Trionfo del Tycoon che ora dovrà unire
Il fenomeno Trump che l’Europa non capisce: la sfida decisiva sarà conquistare il “voto contro”
Quindici Stati. Quattordici vittorie. In alcuni Stati il distacco con Nikki Haley supera i 60 punti, raggiungendo un incredibile +76 in Alaska. Numeri talmente implacabili da convincere Nikki Haley all’ormai inevitabile annuncio del ritiro dalla corsa. Consegnando cosi, se mai ci potesse essere ancora spazio per un dubbio, la nomination repubblicana a Donald Trump. Vittorie a valanga in roccaforti GOP come l’Alabama, in Stati chiave come la Virginia o il Colorado e persino in contesti come la California, dove tradizionalmente un modello di conservatorismo più moderato ed orientato al centro prevale. Nikki Haley strappa giusto il piccolo Vermont.
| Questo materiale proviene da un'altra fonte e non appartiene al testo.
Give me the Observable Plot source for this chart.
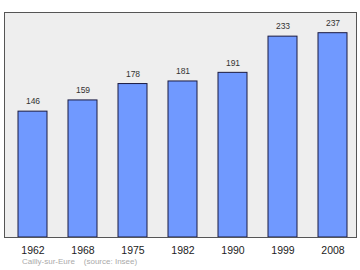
<!DOCTYPE html>
<html><head><meta charset="utf-8">
<script src="https://cdn.jsdelivr.net/npm/d3@7"></script>
<script src="https://cdn.jsdelivr.net/npm/@observablehq/plot@0.6"></script>
<style>
body{margin:0;background:#fff;font-family:"Liberation Sans",Arial,sans-serif;}
#cap{font-size:8px;color:#aaa;margin:-1px 0 0 22px;white-space:pre;line-height:10px;}
</style>
</head><body>
<div id="chart"></div>
<div id="cap">Cailly-sur-Eure    (source: Insee)</div>
<script>
const years = ["1962","1968","1975","1982","1990","1999","2008"];
const population = [146,159,178,181,191,233,237];
const data = years.map((y,i)=>({year:y, pop:population[i]}));
const plot = Plot.plot({
  width:360, height:258,
  marginLeft:7, marginRight:3, marginTop:12, marginBottom:21,
  style:{fontFamily:"Liberation Sans, Arial, sans-serif", background:"transparent"},
  x:{domain:years, paddingInner:0.42, paddingOuter:0.21, label:null},
  y:{domain:[0,261], axis:null},
  marks:[
    Plot.frame({fill:"#eeeeee", stroke:"none", insetLeft:-3, insetRight:1}),
    Plot.barY(data,{x:"year", y:"pop", fill:"#7099ff", stroke:"#1a1a40", strokeWidth:1}),
    Plot.text(data,{x:"year", y:"pop", text:d=>String(d.pop), dy:-10, fontSize:8.5, fill:"#333"}),
    Plot.frame({stroke:"#555", strokeWidth:1, insetLeft:-3, insetRight:1}),
    Plot.axisX({tickSize:0, tickPadding:9, fontSize:10.5, label:null, color:"#222"})
  ]
});
document.getElementById("chart").appendChild(plot);
</script>
</body></html>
Il mondo Maga conquista i repubblicani
Non a caso, l’unico Stato a consentire il voto anche ad elettori non registrati Repubblicani. Ma è solo un piccolo incidente, ininfluente nel conteggio finale dei delegati e che riporta a quanto si era scritto sulle pagine di questo giornale all’inizio delle primarie repubblicane: il “mondo MAGA”, nato come una rete informale di supporter trumpiani, è ormai una componente istituzionalizzata del Partito. In queste primarie, dirigenti di ogni grado e provenienza si sono spesi per la vittoria di Trump. Se nel 2016 quelle primarie furono vinte dal tycoon grazie ad un travolgente quanto inatteso moto della base GOP, oggi questo obiettivo viene centrato con il contributo di fette importanti della dirigenza.
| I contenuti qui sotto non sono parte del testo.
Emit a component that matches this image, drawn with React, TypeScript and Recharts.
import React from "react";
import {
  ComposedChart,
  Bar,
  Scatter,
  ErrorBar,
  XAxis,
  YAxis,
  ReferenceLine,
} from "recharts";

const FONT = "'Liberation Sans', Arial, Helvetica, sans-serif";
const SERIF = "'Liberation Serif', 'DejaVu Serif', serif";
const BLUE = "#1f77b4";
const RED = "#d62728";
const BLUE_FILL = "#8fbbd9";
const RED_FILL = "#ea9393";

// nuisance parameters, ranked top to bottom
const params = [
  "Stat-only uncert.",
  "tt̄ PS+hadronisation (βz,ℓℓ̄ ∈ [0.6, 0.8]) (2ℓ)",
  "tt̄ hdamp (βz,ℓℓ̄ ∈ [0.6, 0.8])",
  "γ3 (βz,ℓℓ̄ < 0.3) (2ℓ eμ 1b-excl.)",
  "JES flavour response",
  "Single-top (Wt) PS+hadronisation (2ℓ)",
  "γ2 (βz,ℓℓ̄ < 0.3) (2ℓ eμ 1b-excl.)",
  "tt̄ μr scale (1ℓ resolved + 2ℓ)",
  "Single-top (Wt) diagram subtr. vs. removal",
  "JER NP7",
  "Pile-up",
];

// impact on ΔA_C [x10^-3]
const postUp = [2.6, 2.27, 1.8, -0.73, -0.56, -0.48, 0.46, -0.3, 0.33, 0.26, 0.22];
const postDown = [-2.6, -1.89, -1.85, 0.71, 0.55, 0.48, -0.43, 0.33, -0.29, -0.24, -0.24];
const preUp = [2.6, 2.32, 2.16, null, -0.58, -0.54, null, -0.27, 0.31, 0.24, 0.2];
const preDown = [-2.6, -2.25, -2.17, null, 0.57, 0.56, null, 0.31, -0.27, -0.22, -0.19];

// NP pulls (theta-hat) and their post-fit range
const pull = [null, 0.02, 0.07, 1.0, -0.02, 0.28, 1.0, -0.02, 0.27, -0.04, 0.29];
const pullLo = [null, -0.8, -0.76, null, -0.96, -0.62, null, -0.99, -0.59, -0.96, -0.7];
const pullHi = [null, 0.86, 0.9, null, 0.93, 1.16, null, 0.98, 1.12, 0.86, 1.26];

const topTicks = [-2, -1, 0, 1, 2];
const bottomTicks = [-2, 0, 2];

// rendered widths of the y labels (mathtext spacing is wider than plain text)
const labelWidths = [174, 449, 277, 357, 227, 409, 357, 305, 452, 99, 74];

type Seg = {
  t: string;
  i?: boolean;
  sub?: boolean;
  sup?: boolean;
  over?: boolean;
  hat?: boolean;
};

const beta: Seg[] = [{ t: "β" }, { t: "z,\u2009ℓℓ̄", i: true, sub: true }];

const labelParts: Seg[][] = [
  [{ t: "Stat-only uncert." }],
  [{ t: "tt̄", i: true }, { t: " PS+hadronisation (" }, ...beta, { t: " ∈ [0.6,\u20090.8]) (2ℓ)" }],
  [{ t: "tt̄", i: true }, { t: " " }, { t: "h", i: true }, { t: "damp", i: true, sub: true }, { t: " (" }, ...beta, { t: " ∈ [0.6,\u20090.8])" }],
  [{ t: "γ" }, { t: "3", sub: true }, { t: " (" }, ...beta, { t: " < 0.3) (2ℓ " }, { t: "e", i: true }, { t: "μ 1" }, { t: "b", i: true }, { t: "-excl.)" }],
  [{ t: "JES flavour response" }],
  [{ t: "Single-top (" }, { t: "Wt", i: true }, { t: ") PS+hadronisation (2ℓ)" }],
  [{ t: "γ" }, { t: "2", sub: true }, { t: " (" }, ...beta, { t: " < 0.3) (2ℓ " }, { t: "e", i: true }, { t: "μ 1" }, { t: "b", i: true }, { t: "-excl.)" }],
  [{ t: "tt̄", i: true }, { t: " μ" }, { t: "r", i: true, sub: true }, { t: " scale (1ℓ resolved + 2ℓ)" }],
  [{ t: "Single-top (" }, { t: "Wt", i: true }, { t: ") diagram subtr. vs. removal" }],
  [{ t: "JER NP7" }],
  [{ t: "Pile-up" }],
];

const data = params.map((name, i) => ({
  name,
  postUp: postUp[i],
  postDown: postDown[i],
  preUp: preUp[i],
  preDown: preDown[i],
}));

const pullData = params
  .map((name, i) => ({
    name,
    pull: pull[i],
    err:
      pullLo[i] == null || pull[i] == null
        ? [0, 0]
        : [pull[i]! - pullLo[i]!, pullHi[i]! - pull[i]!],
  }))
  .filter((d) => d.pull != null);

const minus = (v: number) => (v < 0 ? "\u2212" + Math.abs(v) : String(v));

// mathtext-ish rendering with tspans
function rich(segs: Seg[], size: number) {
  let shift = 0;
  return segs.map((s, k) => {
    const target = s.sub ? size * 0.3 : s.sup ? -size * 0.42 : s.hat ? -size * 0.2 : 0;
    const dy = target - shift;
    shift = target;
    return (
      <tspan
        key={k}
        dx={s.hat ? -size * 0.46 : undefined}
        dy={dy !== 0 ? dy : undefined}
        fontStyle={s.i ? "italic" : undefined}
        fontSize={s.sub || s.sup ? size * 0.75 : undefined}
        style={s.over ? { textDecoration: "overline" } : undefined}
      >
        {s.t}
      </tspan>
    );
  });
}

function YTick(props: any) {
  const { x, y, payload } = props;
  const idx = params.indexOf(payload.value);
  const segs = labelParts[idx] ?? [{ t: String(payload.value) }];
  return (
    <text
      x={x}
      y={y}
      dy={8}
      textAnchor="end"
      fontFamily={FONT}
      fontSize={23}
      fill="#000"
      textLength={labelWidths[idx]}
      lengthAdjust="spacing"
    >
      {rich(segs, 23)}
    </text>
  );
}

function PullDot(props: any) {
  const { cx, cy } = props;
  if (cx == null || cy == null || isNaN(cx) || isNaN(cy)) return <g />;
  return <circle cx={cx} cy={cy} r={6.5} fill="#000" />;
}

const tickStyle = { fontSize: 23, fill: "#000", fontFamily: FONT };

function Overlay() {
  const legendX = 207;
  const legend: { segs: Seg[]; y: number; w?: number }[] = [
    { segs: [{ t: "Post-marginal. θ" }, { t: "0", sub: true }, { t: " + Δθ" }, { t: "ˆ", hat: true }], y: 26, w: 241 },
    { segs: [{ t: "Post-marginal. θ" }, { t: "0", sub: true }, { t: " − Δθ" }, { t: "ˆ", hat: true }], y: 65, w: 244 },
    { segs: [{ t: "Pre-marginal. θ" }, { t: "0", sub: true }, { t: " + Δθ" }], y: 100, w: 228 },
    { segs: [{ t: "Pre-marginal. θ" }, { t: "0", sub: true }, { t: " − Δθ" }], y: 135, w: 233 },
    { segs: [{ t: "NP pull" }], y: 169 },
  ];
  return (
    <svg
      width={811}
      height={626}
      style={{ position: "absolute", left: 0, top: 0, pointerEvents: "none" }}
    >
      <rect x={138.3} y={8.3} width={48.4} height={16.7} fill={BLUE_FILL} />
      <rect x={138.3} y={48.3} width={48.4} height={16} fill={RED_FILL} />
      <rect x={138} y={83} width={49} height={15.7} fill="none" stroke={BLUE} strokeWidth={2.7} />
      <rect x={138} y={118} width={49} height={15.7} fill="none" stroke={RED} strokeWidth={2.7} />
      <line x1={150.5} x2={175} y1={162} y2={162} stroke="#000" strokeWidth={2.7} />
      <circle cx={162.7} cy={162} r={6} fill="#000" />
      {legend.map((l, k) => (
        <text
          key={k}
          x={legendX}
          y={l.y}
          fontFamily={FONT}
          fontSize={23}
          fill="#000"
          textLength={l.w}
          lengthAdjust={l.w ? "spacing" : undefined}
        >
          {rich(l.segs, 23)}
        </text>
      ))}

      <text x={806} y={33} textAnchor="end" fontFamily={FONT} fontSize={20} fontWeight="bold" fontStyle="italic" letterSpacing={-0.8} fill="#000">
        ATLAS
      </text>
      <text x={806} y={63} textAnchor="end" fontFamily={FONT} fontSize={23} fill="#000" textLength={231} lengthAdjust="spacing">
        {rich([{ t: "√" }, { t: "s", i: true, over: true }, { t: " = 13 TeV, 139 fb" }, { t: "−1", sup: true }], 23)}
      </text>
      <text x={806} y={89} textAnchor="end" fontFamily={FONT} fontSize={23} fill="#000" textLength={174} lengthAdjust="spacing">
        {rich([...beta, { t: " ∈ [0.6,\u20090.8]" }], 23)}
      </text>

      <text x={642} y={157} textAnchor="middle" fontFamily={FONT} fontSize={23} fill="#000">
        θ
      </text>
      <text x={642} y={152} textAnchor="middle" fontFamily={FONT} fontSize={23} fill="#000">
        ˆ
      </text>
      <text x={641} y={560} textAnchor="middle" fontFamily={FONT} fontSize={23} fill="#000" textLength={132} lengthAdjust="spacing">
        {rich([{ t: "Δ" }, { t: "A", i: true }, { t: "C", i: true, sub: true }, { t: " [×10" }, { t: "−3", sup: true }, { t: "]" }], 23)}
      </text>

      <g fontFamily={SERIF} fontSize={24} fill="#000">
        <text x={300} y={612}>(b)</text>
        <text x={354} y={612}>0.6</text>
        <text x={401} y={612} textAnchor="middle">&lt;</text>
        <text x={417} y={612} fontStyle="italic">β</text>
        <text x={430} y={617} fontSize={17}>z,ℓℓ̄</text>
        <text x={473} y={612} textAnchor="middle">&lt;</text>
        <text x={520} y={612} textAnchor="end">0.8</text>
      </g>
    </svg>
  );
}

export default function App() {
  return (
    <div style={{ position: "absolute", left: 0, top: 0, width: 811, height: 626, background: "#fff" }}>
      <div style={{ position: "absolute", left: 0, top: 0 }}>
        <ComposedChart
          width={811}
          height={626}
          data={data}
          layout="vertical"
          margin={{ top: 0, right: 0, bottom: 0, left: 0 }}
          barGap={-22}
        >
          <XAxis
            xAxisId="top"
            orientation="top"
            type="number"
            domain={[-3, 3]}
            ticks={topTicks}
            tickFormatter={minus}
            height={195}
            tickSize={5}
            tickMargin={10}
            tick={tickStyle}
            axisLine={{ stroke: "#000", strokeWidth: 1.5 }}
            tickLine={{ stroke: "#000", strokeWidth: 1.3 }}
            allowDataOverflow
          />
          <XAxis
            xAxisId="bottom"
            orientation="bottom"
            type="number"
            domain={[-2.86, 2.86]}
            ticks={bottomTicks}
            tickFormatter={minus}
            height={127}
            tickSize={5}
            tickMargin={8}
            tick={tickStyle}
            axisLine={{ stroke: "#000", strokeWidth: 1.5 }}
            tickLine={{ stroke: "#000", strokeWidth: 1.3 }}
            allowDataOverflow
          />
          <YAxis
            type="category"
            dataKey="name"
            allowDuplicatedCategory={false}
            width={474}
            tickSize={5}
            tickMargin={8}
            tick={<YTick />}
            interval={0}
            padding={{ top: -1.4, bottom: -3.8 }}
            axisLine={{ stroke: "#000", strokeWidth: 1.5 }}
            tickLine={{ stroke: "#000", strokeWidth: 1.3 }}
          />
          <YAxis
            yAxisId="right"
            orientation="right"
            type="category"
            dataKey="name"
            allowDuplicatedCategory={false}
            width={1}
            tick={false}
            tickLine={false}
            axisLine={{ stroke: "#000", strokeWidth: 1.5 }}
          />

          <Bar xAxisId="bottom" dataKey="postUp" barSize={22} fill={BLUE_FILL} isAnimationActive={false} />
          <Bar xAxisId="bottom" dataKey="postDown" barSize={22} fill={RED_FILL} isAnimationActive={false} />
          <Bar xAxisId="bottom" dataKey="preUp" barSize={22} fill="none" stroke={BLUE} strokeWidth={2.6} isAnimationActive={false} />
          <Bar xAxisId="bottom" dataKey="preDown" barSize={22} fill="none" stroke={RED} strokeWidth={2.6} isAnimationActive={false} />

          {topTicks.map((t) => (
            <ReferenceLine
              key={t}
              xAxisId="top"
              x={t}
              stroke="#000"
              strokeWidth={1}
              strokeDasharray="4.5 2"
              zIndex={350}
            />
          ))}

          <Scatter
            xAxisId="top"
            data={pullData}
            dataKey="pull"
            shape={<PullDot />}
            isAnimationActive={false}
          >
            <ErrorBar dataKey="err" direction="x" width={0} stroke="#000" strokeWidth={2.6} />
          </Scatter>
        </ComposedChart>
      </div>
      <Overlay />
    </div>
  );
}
Il fenomeno Trump che l’Europa non capisce
In tanti, soprattutto in Europa, continuano a considerare Trump una causa. Ed è il grande errore che sta alla base della difficoltà di comprenderne il fenomeno. Trump non è una causa ma un effetto, una perfetta declinazione di un sempre più marcato cambio delle priorità e del sentiment nell’elettorato americano. L’impegno di risorse economiche all’estero o l’interventismo sullo scenario internazionale, che per alcuni decenni sono stati percepiti come ragione di orgoglio dall’americano medio, oggi per una maggioranza sempre più netta di persone non sono altro che uno spreco. È l’America che deve fare i conti con il dramma dell’immigrazione irregolare al Sud, con problematiche di divario sociale sempre più esplosivo, con infrastrutture non più all’altezza di una potenza globale. Un’America che guarda al futuro con meno certezze e molta più paura di quanto facesse una o due generazioni fa. Che non concede ai propri rappresentanti politici il disimpegno dalle questioni nazionali a vantaggio di tavoli geopolitici che, pur rappresentando un interesse nazionale, sono complessi da digerire per sempre più americani.
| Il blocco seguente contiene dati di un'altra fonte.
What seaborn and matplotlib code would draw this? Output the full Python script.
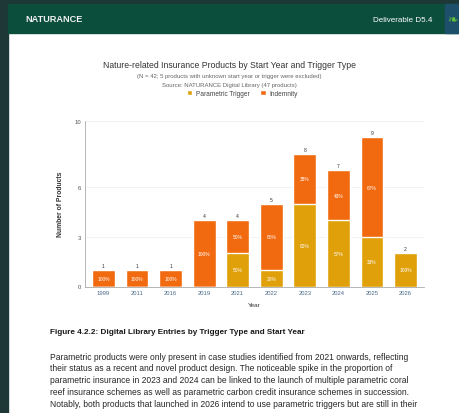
import matplotlib
matplotlib.use("Agg")
import matplotlib.pyplot as plt
from matplotlib.patches import Rectangle, Patch
import pandas as pd
import seaborn as sns

# Products by start year, split by trigger type
years = ["1999", "2011", "2016", "2019", "2021", "2022", "2023", "2024", "2025", "2026"]
parametric = [0, 0, 0, 0, 2, 1, 5, 4, 3, 2]
indemnity = [1, 1, 1, 4, 2, 4, 3, 3, 6, 0]
y_ticks = [0, 3, 6, 10]

title = "Nature-related Insurance Products by Start Year and Trigger Type"
subtitle_1 = "(N = 42; 5 products with unknown start year or trigger were excluded)"
subtitle_2 = "Source: NATURANCE Digital Library (47 products)"
legend_labels = ["Parametric Trigger", "Indemnity"]
caption = "Figure 4.2.2: Digital Library Entries by Trigger Type and Start Year"
body_lines = [
    "Parametric products were only present in case studies identified from 2021 onwards, reflecting",
    "their status as a recent and novel product design. The noticeable spike in the proportion of",
    "parametric insurance in 2023 and 2024 can be linked to the launch of multiple parametric coral",
    "reef insurance schemes as well as parametric carbon credit insurance schemes in succession.",
    "Notably, both products that launched in 2026 intend to use parametric triggers but are still in their",
]

ORANGE = "#f26a10"
GOLD = "#dfa00a"
HEADER = "#0b4e3c"
BORDER = "#1d3836"

totals = [p + i for p, i in zip(parametric, indemnity)]
df = pd.DataFrame({"Year": years, "Parametric": parametric,
                   "Indemnity": indemnity, "Total": totals})

sns.set_theme(style="white")
plt.rcParams["font.family"] = ["Liberation Sans", "DejaVu Sans"]

W, H = 459, 414
fig = plt.figure(figsize=(W / 100, H / 100), dpi=100)
fig.patch.set_facecolor("white")


def fx(x):
    return x / W


def fy(y):
    return 1 - y / H


# page frame and header band
fig.patches.append(Rectangle((0, 0), fx(8), 1, transform=fig.transFigure,
                             color=BORDER, zorder=0))
fig.patches.append(Rectangle((0, fy(5)), 1, 5 / H, transform=fig.transFigure,
                             color=BORDER, zorder=0))
fig.patches.append(Rectangle((fx(8), fy(34)), 1, 29 / H, transform=fig.transFigure,
                             color=HEADER, zorder=0))
fig.patches.append(Rectangle((fx(445), fy(34)), fx(14), 29 / H, transform=fig.transFigure,
                             color="#1d4f6a", zorder=1))
fig.text(fx(25), fy(20), "NATURANCE", color="#f2f2f2", fontsize=6.6,
         fontweight="bold", va="center", ha="left")
fig.text(fx(432), fy(20), "Deliverable D5.4", color="white", fontsize=5.8,
         va="center", ha="right")
fig.text(fx(452), fy(20), "\u2767", color="#5fbf3a", fontsize=9,
         va="center", ha="center", family=["DejaVu Sans"])

# chart titles and legend
fig.text(0.5, fy(66), title, ha="center", va="center", fontsize=6.2, color="#333333")
fig.text(0.5, fy(77), subtitle_1, ha="center", va="center", fontsize=4.3, color="#666666")
fig.text(0.5, fy(85.5), subtitle_2, ha="center", va="center", fontsize=4.3, color="#666666")
handles = [Patch(facecolor=GOLD), Patch(facecolor=ORANGE)]
fig.legend(handles, legend_labels, loc="center", bbox_to_anchor=(fx(242), fy(94)),
           ncol=2, frameon=False, fontsize=4.7, handlelength=0.9, handleheight=0.9,
           handletextpad=0.5, columnspacing=1.6, labelcolor="#444444")

# stacked bars: full total in orange, parametric share overlaid from the base
ax = fig.add_axes([fx(85), fy(287.5), fx(424) - fx(85), (287.5 - 121.7) / H])
sns.barplot(data=df, x="Year", y="Total", order=years, color=ORANGE,
            width=0.68, saturation=1, ax=ax)
sns.barplot(data=df, x="Year", y="Parametric", order=years, color=GOLD,
            width=0.68, saturation=1, ax=ax)

for i, (p, ind, t) in enumerate(zip(parametric, indemnity, totals)):
    ax.text(i, t + 0.12, str(t), ha="center", va="bottom", fontsize=3.6, color="#333333")
    if p > 0:
        ax.text(i, p / 2, f"{round(100 * p / t)}%", ha="center", va="center",
                fontsize=3.5, color="white")
    if ind > 0:
        ax.text(i, p + ind / 2, f"{round(100 * ind / t)}%", ha="center", va="center",
                fontsize=3.5, color="white")

ax.set_xlim(-0.55, 9.55)
ax.set_ylim(0, 10)
ax.set_yticks(y_ticks)
ax.tick_params(axis="both", labelsize=4.2, colors="#555555", length=1.5, width=0.4, pad=1.5)
ax.tick_params(axis="x", length=0, pad=2.5, labelcolor="#4a6a8a")
ax.set_xlabel("Year", fontsize=4.6, color="#333333", labelpad=5)
ax.set_ylabel("Number of Products", fontsize=4.9, color="#333333", labelpad=7,
              fontweight="bold")
ax.yaxis.grid(True, color="#eeeeee", linewidth=0.5)
ax.set_axisbelow(True)
for side in ["top", "right"]:
    ax.spines[side].set_visible(False)
for side in ["left", "bottom"]:
    ax.spines[side].set_color("#999999")
    ax.spines[side].set_linewidth(0.5)

# caption and body text
fig.text(fx(50), fy(333), caption, ha="left", va="center", fontsize=5.9,
         fontweight="bold", color="#1a1a1a")
for k, line in enumerate(body_lines):
    fig.text(fx(50), fy(357 + 12 * k), line, ha="left", va="center",
             fontsize=6.15, color="#262626")

fig.savefig("out.png", dpi=100)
Trump a caccia del voto moderato-centrista di Haley
Trump ha vinto così le primarie. Nelle stesse ore ha ottenuto una vittoria, anch’essa attesa ma non scontata, sul fronte giudiziario, vedendosi confermata all’unanimità dalla Corte Suprema la possibilità di essere candidato. Sta, infine, vincendo sul piano culturale nel mondo conservatore, cogliendo l’idea di partito repubblicano che le persone si aspettano e dettandone passo dopo passo la linea. Ma manca ancora la vittoria finale, l’unica che conti davvero: quella nelle urne del prossimo novembre. L’unica strada per ottenerla passa dal ricongiungersi con quella fetta di voto più moderato-centrista, che in queste primarie ha sostenuto Nikki Haley. La Haley ha perso nettamente in ogni angolo di USA, certo. Ma mettendo insieme i suoi 20, 25 o 30%, emerge una massa critica di “voto contro” a Donald Trump che l’ex POTUS non può permettersi di minimizzare. Minimizzare lo scontento in casa propria, minoritario ma non per questo ininfluente, fu proprio l’errore che costò a Hillary Clinton l’elezione del 2016. Per dirla fuori dai termini politici: il consenso che si è radunato intorno alla Haley non basta per vincere, ma senza quel consenso non si vince. La sfida che ora attende Donald Trump è quella di svestirsi dal ruolo di frontman delle primarie, aggressivo contro i suoi competitor interni, per individuare una chiave di unità nella galassia conservative degli Stati Uniti. Trump può diventare il 47º Presidente degli Stati Uniti soltanto dando voce a tutti i Repubblicani, compresi quelli che non lo hanno votato in queste primarie. Nel 2016 ne fu capace. Ai prossimi mesi l’ardua sentenza se sarà in grado di farlo nuovamente.